By BRAD KEITH
Photos by JESSIE HORTON
EVANSVILLE (March 26, 2015) — Two of the nation’s top defenses squared off in a national semifinal at the Ford Center Thursday night, and it was Indiana (Pa.) that made the biggest defensive plays of all to punch a ticket to the national championship game.
Tarleton State (31-4) led 49-39, and appeared to be in total control. The Texans were dunking the ball seemingly at will, lobbing alley-oops to Davene Carter and Malcolm Hamilton for highlight-reel plays.
But IUP (31-6) persevered, then used its defensive pressure to fuel the biggest run of the night in a game that featured several of them both ways.
The Crimson Hawks scored 12 straight points and ultimately turned it into a 26-6 run to steal control in a 72-68 victory. IUP plays the winner of Florida Southern and Bellarmine, Thursday’s late semifinal, at 2 p.m. Saturday.
Tarleton set a senior college-era school record with 31 wins, won its third South Central Region championship and reached Division II’s final four for the second time.
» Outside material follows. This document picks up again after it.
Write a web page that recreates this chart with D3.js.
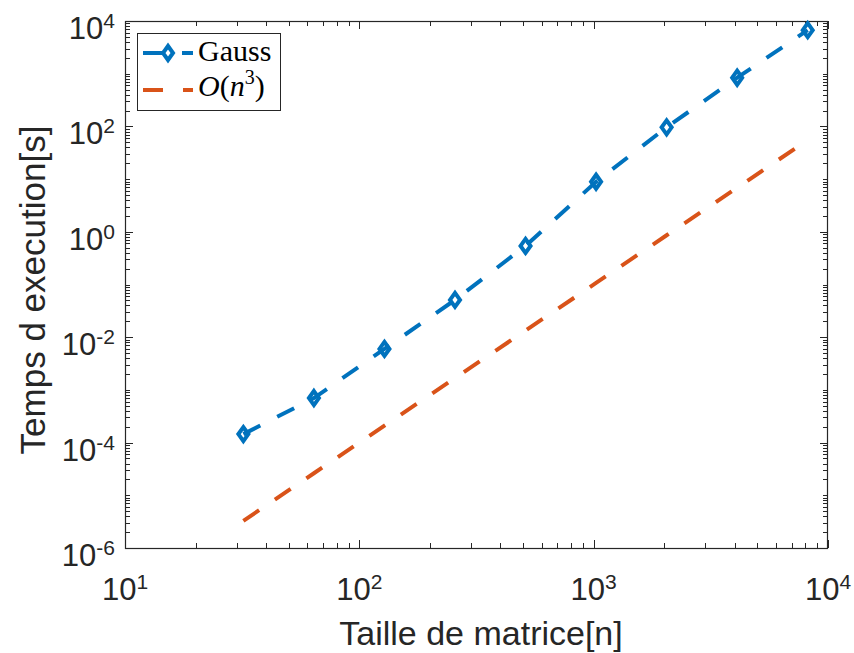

IUP ended Tarleton’s 30-game win streak against teams from outside the Lone Star Conference. The Crimson Hawks are the first non-LSC member to defeat Tarleton since Metropolitan State-Denver in the 2013 regional tournament.
IUP, back in the final for the second time in six years, scored 43 points in the second half after leading 29-27 at intermission. The Crimson Hawks were 28-34 from the foul stripe, where Tarleton was just 6-8. The Texans entered the game second in the nation in free throw attempts.
IUP guard Shawn Dyer, a West Liberty (W.Va.) transfer playing in his fourth straight Elite Eight, was 10-11 from the line and led everyone with 20 points. Daddy Ugbede scored 16 including an 8-10 performance from the stripe, while Devante Chance scored 14 and dealt four assists. Brandon Norfleet scored 11.
Michael Hardge hit two late 3-pointers and scored 17 while dealing four assists for Tarleton, which also picked up 16 from Damion Clemons, 13 from EJ Reed and 12 from Mo Lee. The Texans shot 55.1 percent, its best mark of the NCAA playoffs, but also committed a playoff-high 15 turnovers.
IUP’s big second-half run appeared to come out of nowhere after Tarleton got dunk happy for a stretch and Crimson Hawk head coach Joe Lombardi picked up a technical foul, but over the final nine minutes of the game, everything changed.
“We had a 10-point lead and they went on a run. There were a few critical plays down the stretch, and they made all of them,” said 27th-year Tarleton head coach Lonn Reisman. “They hit some big threes, got a big offensive rebound to get one of them and go up five when we could have got the rebound and had a chance to tie the game. Those are little things that decide games played as close as I felt this game was played.”
Lombardi said it was a combination of things going right for his IUP club.
“I don’t think there was any one thing that did it. The press obviously helped. Coming down and executing on offense helped,” said Lombardi. “We got some second chance points and that gave us momentum, and basketball’s a game of momentum and runs. Uncle ‘Mo’ was in the building and he’s hard to get out.”
The Texans, 59-7 over the last two seasons, slipped to 19-12 all-time in the Division II playoffs, which they have reached 12 of the last 14 seasons. Tarleton is 2-3 all time in games at the Elite Eight tournament. Reisman has 589 wins leading the Texans, tying for 16th all-time in Division II. He has 610 career wins.
“We had an outstanding season and I thank God for the opportunity to experience it with this excellent group of young men,” said Reisman.
Senior and four-year letter winner Damion Clemons will look back favorably on his last season.
“For me this is a once in a lifetime experience. I wouldn’t say we were just happy to be here, we wanted to win it all, but we got this far and it was a great season,” said Clemons who led all players with nine boards in his final college game. “I was just trying to do anything and everything I could to help the team win, and we came up short.”
Mo Lee called the Elite Eight and reaching the final four an “amazing experience.” It was, however, bittersweet.
“It’s been an amazing experience, it’s just a tough pill to swallow right now,” said Lee, the South Central Region Championship MVP. “I won’t get to play another game with my brothers. “Other than that, it’s been an amazing experience for me.”
EJ Reed, a junior forward and Division I transfer, is among those who will be back next season. Tarleton will have three starters and eight total letter winners returning.
“I can tell you right now, this taste I have in my mouth will stay there for a minute,” Reed said. “It will stay there through the offseason, the summer, the pre-season and the beginning of next season. I won’t forget this and I don’t want to feel this way again.”